# Pandas Crash Course / Workbook

- what is a pd.Series
  - [answer](https://pandas.pydata.org/docs/user_guide/dsintro.html#series)
  a: is a one-dimensional labeled array capable of holding any data type (integers, strings, floating point numbers, Python objects, etc.). The axis labels are collectively referred to as the
- what is a pd.DataFrame
  - [answer](https://pandas.pydata.org/docs/user_guide/10min.html#basic-data-structures-in-pandas)
  a: a two-dimensional data structure that holds data like a two-dimension array or a table with rows and columns.
- how is pandas different/'better' than a 2D numpy matrix  
    - a: numpy is a c-based code that is similar to matlab.
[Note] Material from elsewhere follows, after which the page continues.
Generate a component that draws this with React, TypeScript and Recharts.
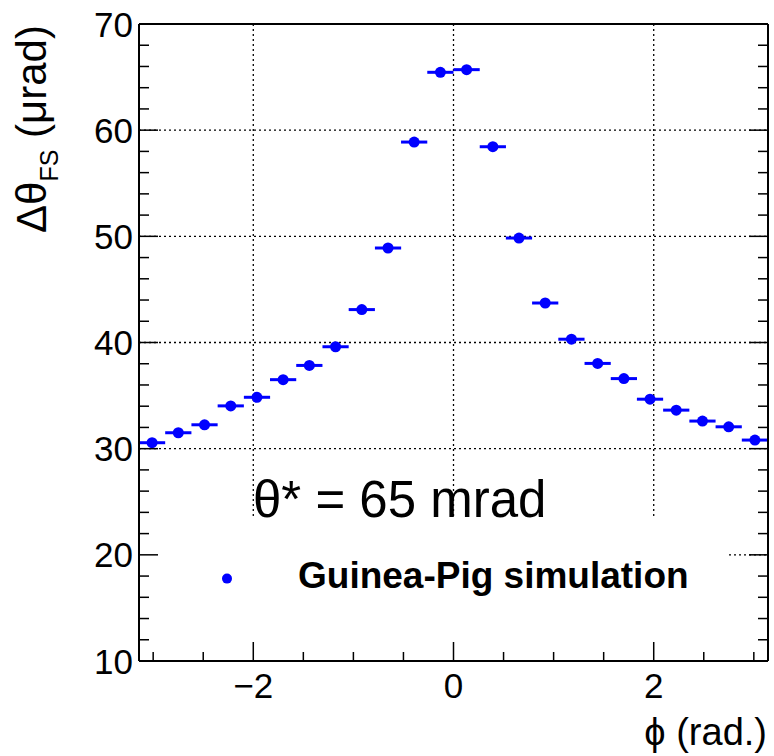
import {
  ComposedChart,
  Scatter,
  ErrorBar,
  XAxis,
  YAxis,
  CartesianGrid,
  ReferenceArea,
} from 'recharts';

const FONT = '"Liberation Sans", Arial, Helvetica, sans-serif';
const BLUE = '#0000ff';

// phi bin centres (24 bins over -pi..pi)
const PHI = [
  -3.011, -2.749, -2.487, -2.225, -1.963, -1.702, -1.44, -1.178, -0.916, -0.654, -0.393, -0.131,
  0.131, 0.393, 0.654, 0.916, 1.178, 1.44, 1.702, 1.963, 2.225, 2.487, 2.749, 3.011,
];
// delta theta_FS in urad
const DTHETA = [
  30.56, 31.5, 32.25, 34.03, 34.84, 36.5, 37.84, 39.6, 43.1, 48.9, 58.88, 65.45,
  65.7, 58.44, 49.84, 43.72, 40.31, 38.03, 36.6, 34.66, 33.63, 32.6, 32.06, 30.81,
];
const BIN_HALF_WIDTH = 0.131;

const X_TICKS = [-3, -2.5, -2, -1.5, -1, -0.5, 0, 0.5, 1, 1.5, 2, 2.5, 3];
const Y_TICKS = [10, 12, 14, 16, 18, 20, 22, 24, 26, 28, 30, 32, 34, 36, 38, 40, 42, 44, 46, 48, 50, 52, 54, 56, 58, 60, 62, 64, 66, 68, 70];
const X_GRID = [-2, 0, 2];
const Y_GRID = [20, 30, 40, 50, 60];

const data = PHI.map((phi, i) => ({ phi, dtheta: DTHETA[i], ex: BIN_HALF_WIDTH }));

const isMajorX = (v: number) => v % 2 === 0;
const isMajorY = (v: number) => v % 10 === 0;
const fmt = (v: number) => (v < 0 ? `\u2212${Math.abs(v)}` : `${v}`);

function LeftTick({ x, y, payload }: any) {
  const major = isMajorY(payload.value);
  return (
    <g>
      <line x1={x} x2={x + (major ? 19 : 10)} y1={y} y2={y} stroke="#000" strokeWidth={1.5} />
      {major && (
        <text x={x - 6} y={y + 12.5} textAnchor="end" fontSize={35} fill="#000" fontFamily={FONT}>
          {payload.value}
        </text>
      )}
    </g>
  );
}

function RightTick({ x, y, payload }: any) {
  const major = isMajorY(payload.value);
  return <line x1={x} x2={x - (major ? 19 : 10)} y1={y} y2={y} stroke="#000" strokeWidth={1.5} />;
}

function BottomTick({ x, y, payload }: any) {
  const major = isMajorX(payload.value);
  return (
    <g>
      <line x1={x} x2={x} y1={y} y2={y - (major ? 19 : 9)} stroke="#000" strokeWidth={1.5} />
      {major && (
        <text x={x} y={y + 37} textAnchor="middle" fontSize={35} fill="#000" fontFamily={FONT}>
          {fmt(payload.value)}
        </text>
      )}
    </g>
  );
}

function TopTick({ x, y, payload }: any) {
  const major = isMajorX(payload.value);
  return <line x1={x} x2={x} y1={y} y2={y + (major ? 19 : 9)} stroke="#000" strokeWidth={1.5} />;
}

function YTitle() {
  return (
    <text transform="translate(46, 233) rotate(-90)" fontSize={42} fill="#000" fontFamily={FONT}>
      Δθ
      <tspan fontSize={25} dy={12}>FS</tspan>
      <tspan dy={-12}> (μrad)</tspan>
    </text>
  );
}

function XTitle() {
  return (
    <text x={767} y={745} textAnchor="end" fontSize={38} fill="#000" fontFamily={FONT}>
      ϕ (rad.)
    </text>
  );
}

function BoxText({ viewBox }: any) {
  const { x, y } = viewBox;
  return (
    <g fontFamily={FONT} fill="#000">
      <text x={x + 114} y={y} fontSize={51}>θ* = 65 mrad</text>
      <circle cx={x + 88} cy={y + 62} r={5} fill={BLUE} />
      <text x={x + 159} y={y + 71} fontSize={37} fontWeight="bold">Guinea-Pig simulation</text>
    </g>
  );
}

const DataDot = (p: any) => <circle cx={p.cx} cy={p.cy} r={5.5} fill={BLUE} />;

export default function App() {
  const axisLine = { stroke: '#000', strokeWidth: 2 };
  return (
    <div style={{ position: 'absolute', left: 0, top: 0, background: '#fff' }}>
      <ComposedChart width={774} height={756} margin={{ top: 0, right: 0, bottom: 0, left: 0 }}>
        <CartesianGrid
          horizontalValues={Y_GRID}
          verticalValues={X_GRID}
          stroke="#000"
          strokeWidth={1.3}
          strokeDasharray="2 3"
        />
        <ReferenceArea
          x1={-Math.PI}
          x2={2.74}
          y1={10}
          y2={23.6}
          fill="#fff"
          fillOpacity={1}
          stroke="none"
          label={(props: any) => <BoxText {...props} />}
        />
        <XAxis
          dataKey="phi"
          type="number"
          domain={[-Math.PI, Math.PI]}
          allowDataOverflow
          ticks={X_TICKS}
          interval={0}
          height={95}
          tickSize={0}
          tickMargin={0}
          tickLine={false}
          axisLine={axisLine}
          tick={BottomTick}
          label={() => <XTitle />}
        />
        <XAxis
          xAxisId="top"
          orientation="top"
          type="number"
          domain={[-Math.PI, Math.PI]}
          allowDataOverflow
          ticks={X_TICKS}
          interval={0}
          height={24}
          tickSize={0}
          tickMargin={0}
          tickLine={false}
          axisLine={axisLine}
          tick={TopTick}
        />
        <YAxis
          dataKey="dtheta"
          type="number"
          domain={[10, 70]}
          allowDataOverflow
          ticks={Y_TICKS}
          interval={0}
          width={139}
          tickSize={0}
          tickMargin={0}
          tickLine={false}
          axisLine={axisLine}
          tick={LeftTick}
          label={() => <YTitle />}
        />
        <YAxis
          yAxisId="right"
          orientation="right"
          type="number"
          domain={[10, 70]}
          allowDataOverflow
          ticks={Y_TICKS}
          interval={0}
          width={6}
          tickSize={0}
          tickMargin={0}
          tickLine={false}
          axisLine={axisLine}
          tick={RightTick}
        />
        <Scatter data={data} dataKey="dtheta" fill={BLUE} shape={DataDot} isAnimationActive={false}>
          <ErrorBar dataKey="ex" direction="x" width={0} stroke={BLUE} strokeWidth={3} />
        </Scatter>
      </ComposedChart>
    </div>
  );
}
It's very fast, because of this but also because it only allows numerical input, not strings etc
    pandas is built off numpy but can also take many different types of variables 




### Numpy Array Basics
ISLP pdf pg. 52 (notes in markdown)
<!-- 
- numpy
  - 2.3.3
  - 2.3.5
  - 2.3.6 - up to #60 (feel free to read the rest, but you DON"T NEED TO KNOW IT)
- pandas
  - 2.3.7
  - 2.3.8 optional
- assessing model accuracy
  - 3.1.3
 -->

In [43]:
import numpy as np

# create an array of numbers from 1 to 10

# manual way:
np.array([1,2,3,4,5,6,7,8,9,10])


x = list(range(1,11))
x
np.array(x)

# or, use np.arange:
np.arange(1,11)


# using a list 
x = [ 1,  2,  3,  4,  5,  6,  7,  8,  9, 10]
np.array(x)


# create an array of random numbers, len 10
rand_array = np.random.randint(11, size=10)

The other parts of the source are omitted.